– Кроме бегунов, странствующих библиотек, выморочных барахолок, бродячих Тинн – да, у нас и такое до сих пор живо, – и прочего народа, оказывающего полезные услуги. – Я уверенно положила в рот сигаретку, но зажигалку приберегла до спасительной кабины Оутнера, где даже Аиттли не сделал бы мне замечание.
– То есть вы действительно, чистосердечно считаете, что кроме вас эти гипотетические дети никому не нужны?
– Дети всем нужны, – сказала я. – Дети – это наше будущее…
– Да-да-да. Я помню. Будущие врачи и инженеры…
– Нет, это будущие идиоты. – Я снова свернула карту. – Потому что только идиоты верят в слова политиков и корпораций.
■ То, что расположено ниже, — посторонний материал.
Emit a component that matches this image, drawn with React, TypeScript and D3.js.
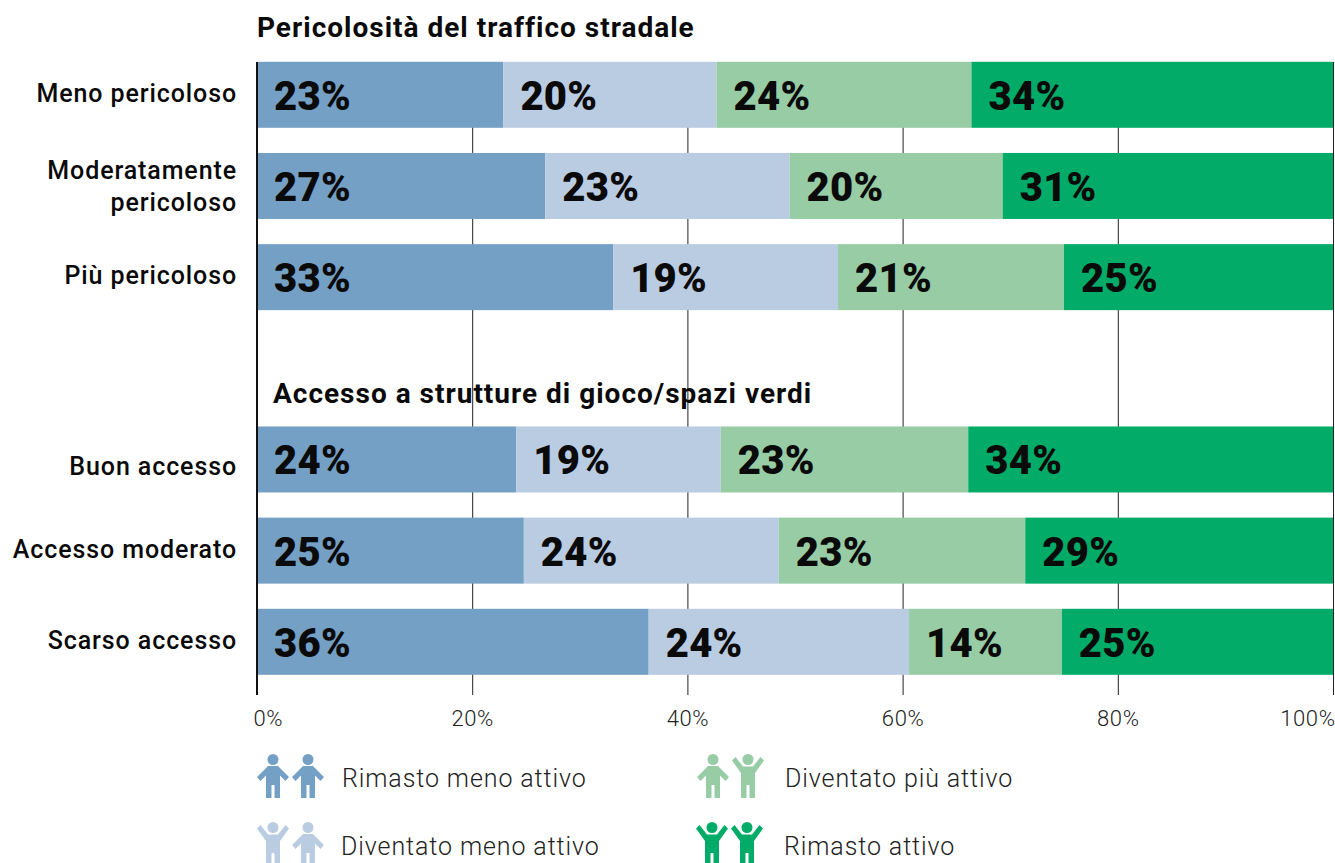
import React, { useEffect, useRef } from 'react';
import { select, scaleLinear, scaleBand, axisBottom } from 'd3';

const rows = ['Meno pericoloso', 'Moderatamente pericoloso', 'Più pericoloso', '_gap', 'Buon accesso', 'Accesso moderato', 'Scarso accesso'];
const rowLabels = [['Meno pericoloso'], ['Moderatamente', 'pericoloso'], ['Più pericoloso'], [], ['Buon accesso'], ['Accesso moderato'], ['Scarso accesso']];
const lessActiveStay = [22.9, 26.8, 33.1, 0, 24.1, 24.8, 36.4];
const lessActiveBecame = [19.8, 22.7, 20.9, 0, 19, 23.7, 24.2];
const moreActiveBecame = [23.7, 19.8, 21, 0, 23, 22.9, 14.2];
const stayActive = [33.6, 30.7, 25, 0, 33.8, 28.6, 25.2];
const printedLabels = [
  ['23%', '20%', '24%', '34%'],
  ['27%', '23%', '20%', '31%'],
  ['33%', '19%', '21%', '25%'],
  [],
  ['24%', '19%', '23%', '34%'],
  ['25%', '24%', '23%', '29%'],
  ['36%', '24%', '14%', '25%'],
];
const colors = ['#74a0c6', '#bacce2', '#97cca5', '#03ab68'];
const xTicks = [0, 20, 40, 60, 80, 100];
const font = 'Roboto, sans-serif';

// little figures for the legend, 44px tall, origin at top centre
const bodyDown = 'M-5 12 L5 12 L16 23 L12.5 27 L7 21.5 L7 44 L1.5 44 L1.5 31 L-1.5 31 L-1.5 44 L-7 44 L-7 21.5 L-12.5 27 L-16 23 Z';
const bodyUp = 'M-5 12.5 L5 12.5 L12.5 3 L16 6.5 L7 19 L7 44 L1.5 44 L1.5 31 L-1.5 31 L-1.5 44 L-7 44 L-7 19 L-16 6.5 L-12.5 3 Z';

const legend = [
  { label: 'Rimasto meno attivo', color: colors[0], poses: ['down', 'down'], x: 273, y: 754, textX: 342 },
  { label: 'Diventato meno attivo', color: colors[1], poses: ['up', 'down'], x: 273, y: 822, textX: 341 },
  { label: 'Diventato più attivo', color: colors[2], poses: ['down', 'up'], x: 713, y: 754, textX: 785 },
  { label: 'Rimasto attivo', color: colors[3], poses: ['up', 'up'], x: 712, y: 822, textX: 784 },
];

const App = () => {
  const svgRef = useRef<SVGSVGElement>(null);

  useEffect(() => {
    const svg = select(svgRef.current);
    svg.selectAll('*').remove();

    const x = scaleLinear().domain([0, 100]).range([257, 1333]);
    const y = scaleBand().domain(rows).range([61.8, 674.8]).paddingInner(0.276).paddingOuter(0);

    // grid sits behind the bars
    const axis = svg.append('g')
      .attr('transform', 'translate(0,695)')
      .call(axisBottom(x).tickValues(xTicks).tickSize(-633).tickFormat(d => d + '%'));
    axis.select('.domain').remove();
    axis.selectAll('line').attr('stroke', '#222').attr('stroke-width', 1);
    axis.selectAll('.tick').filter(d => d === 0).select('line').remove();
    axis.selectAll('text')
      .attr('y', 31)
      .attr('dy', 0)
      .attr('font-family', font)
      .attr('font-weight', 300)
      .attr('font-size', 22)
      .attr('letter-spacing', 0.6)
      .attr('fill', '#222');
    axis.selectAll('.tick').filter(d => d === 0).select('text').attr('text-anchor', 'start').attr('x', -4);
    axis.selectAll('.tick').filter(d => d === 100).select('text').attr('text-anchor', 'end').attr('x', 2);

    const series = [lessActiveStay, lessActiveBecame, moreActiveBecame, stayActive];
    rows.forEach((row, i) => {
      if (row === '_gap') return;
      const rowY = y(row);
      let cum = 0;
      series.forEach((s, j) => {
        const x0 = x(cum);
        cum = j === 3 ? 100 : cum + s[i];
        svg.append('rect')
          .attr('x', x0)
          .attr('y', rowY)
          .attr('width', x(cum) - x0)
          .attr('height', y.bandwidth())
          .attr('fill', colors[j]);
        svg.append('text')
          .attr('x', x0 + 17)
          .attr('y', rowY + 48)
          .attr('font-family', font)
          .attr('font-weight', 900)
          .attr('font-size', 40)
          .attr('letter-spacing', 0.3)
          .attr('fill', '#0a0a0a')
          .text(printedLabels[i][j]);
      });

      const lines = rowLabels[i];
      // "Buon accesso" sits lower than its row centre in the original
      const startY = rowY + (lines.length > 1 ? 26 : row === 'Buon accesso' ? 49 : 40);
      lines.forEach((t, k) => {
        svg.append('text')
          .attr('x', 237)
          .attr('y', startY + k * 32)
          .attr('text-anchor', 'end')
          .attr('font-family', font)
          .attr('font-weight', 500)
          .attr('font-size', 25)
          .attr('letter-spacing', 0.9)
          .attr('fill', '#0a0a0a')
          .text(t);
      });
    });

    const titles = [
      { text: 'Pericolosità del traffico stradale', x: 257, y: 37 },
      { text: 'Accesso a strutture di gioco/spazi verdi', x: 273, y: 403 },
    ];
    titles.forEach(t => {
      svg.append('text')
        .attr('x', t.x)
        .attr('y', t.y)
        .attr('font-family', font)
        .attr('font-weight', 700)
        .attr('font-size', 28)
        .attr('letter-spacing', 1)
        .attr('fill', '#0a0a0a')
        .text(t.text);
    });

    svg.append('line')
      .attr('x1', x(0)).attr('x2', x(0))
      .attr('y1', 62).attr('y2', 695)
      .attr('stroke', '#111')
      .attr('stroke-width', 2);

    legend.forEach(l => {
      l.poses.forEach((pose, k) => {
        const g = svg.append('g')
          .attr('transform', `translate(${l.x + k * 35},${l.y})`)
          .attr('fill', l.color);
        g.append('circle').attr('cx', 0).attr('cy', 5.5).attr('r', 5.5);
        g.append('path').attr('d', pose === 'up' ? bodyUp : bodyDown);
      });
      svg.append('text')
        .attr('x', l.textX)
        .attr('y', l.y + 33)
        .attr('font-family', font)
        .attr('font-weight', 300)
        .attr('font-size', 25)
        .attr('letter-spacing', 0.9)
        .attr('fill', '#222')
        .text(l.label);
    });
  }, []);

  return <svg ref={svgRef} width={1335} height={863} style={{ position: 'absolute', left: 0, top: 0, background: '#fff' }} />;
};

export default App;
Никому иному, как идиотам, предстоит всю жизнь гнуть кости в шахтах, пополнять собой строй ружейного мяса для бегунов, тратить заработанные тяжелым трудом деньги на блестящие вещицы, оставаясь существовать в нищете, даже не зная о лучшей жизни, а значит – о ней не прося. Сейчас у нас время такое, что идиоты – наше все.
– И вы их будете спасать для того, чтобы они получили образование и стали одними из тех неуправляемых, вечно пьяных смутьянов со сломанной жизнью, сроком на каторге и пачкой стихов собственного сочинения во внутреннем кармане?
– Ой, таких высот в течение жизни одного поколения не достичь, – делано смутилась я. – Суть в том, что если вы хотите искать прямо сейчас Шустрика и завещание, то вам нужно нанимать других охотников за книгами. Мы идем на выручку детям.
– И только потом на выручку другу, – предпринял последнюю попытку надавить на нас клиент, и я, чего он никак не ожидал, согласилась с его доводом.
– И только потом на выручку другу. Какое счастье, что он и сам может о себе позаботиться! Уже наверняка стравил летучий раз и дожидается нас где-то в пустошах.
Господин одарил меня нарочито вежливой улыбкой, отдав знак прощания, и открыл дверь, чтобы выйти и нанять кого-то еще. Однако, к некоторому его сожалению, Толстая Дрю уже настолько преуспела в том, чтобы направиться, что и под дверью, и на любом расстоянии от двери, куда ни поверни голову, располагались одни только пустоши. Дом позволил клиенту насладиться видом полной неизвестности и принудительно захлопнул дверь.
– Ну что сказать, – заметила я, перекинув незажженную сигаретку из уголка рта в другой уголок, – мне кажется, что под угрозой интоксикации ликры вам стоит пока остаться у нас на борту. Ну а потом, как только мы спасем бедных крошек, вы сможете нанять на поиски вашего завещания первую попавшуюся команду охотников за книгами. Например, тех, кто знает, какой именно у Шустрика сигнал бедствия.
– Он одинаковый у всякой твари, на то он и сигнал бедствия. Добрая госпожа, не нужно делать из меня идиота, – отметил клиент, вежливо закипая. Я улыбнулась.
– Но у Шустрика есть особый. На случай, если он найдет что-то ценное или ценно-агрессивное найдет его. Только для своих – если вы понимаете, о чем я.
Клиент ничего не ответил, только подчеркнуто галантно закрыл занавесь на двери, нужную, чтобы пыль не просачивалась в коридор. Я же, отдав ему знак принятия, с довольным видом поднялась в кабину управления, села рядом с Оутом и наконец затянулась. К нам поднялась и Дайри.
Я внимательно огляделась и присмотрела лучшее место для того, чтобы спрятать Толстую Дрю, пока нас с Дай не будет. И велела поставить ее в совершенно другом. Потому что если на Дрю соберутся напасть, то начнут с самого лучшего места для того, чтобы спрятать дом.
Пока мы не знали, кто именно и каких именно детей собирается воровать, но в любом случае рядом могли ошиваться оба ненавистных мне лагеря бродячих домов: кочующие бандиты-бегуны и странствующие цирки, в чьих полосатых палатках творится бесконечный водевиль. Стоит ли говорить, что детей имели обыкновение воровать оба, так как в здравом уме и по своей воле к ним бы никто не присоединился?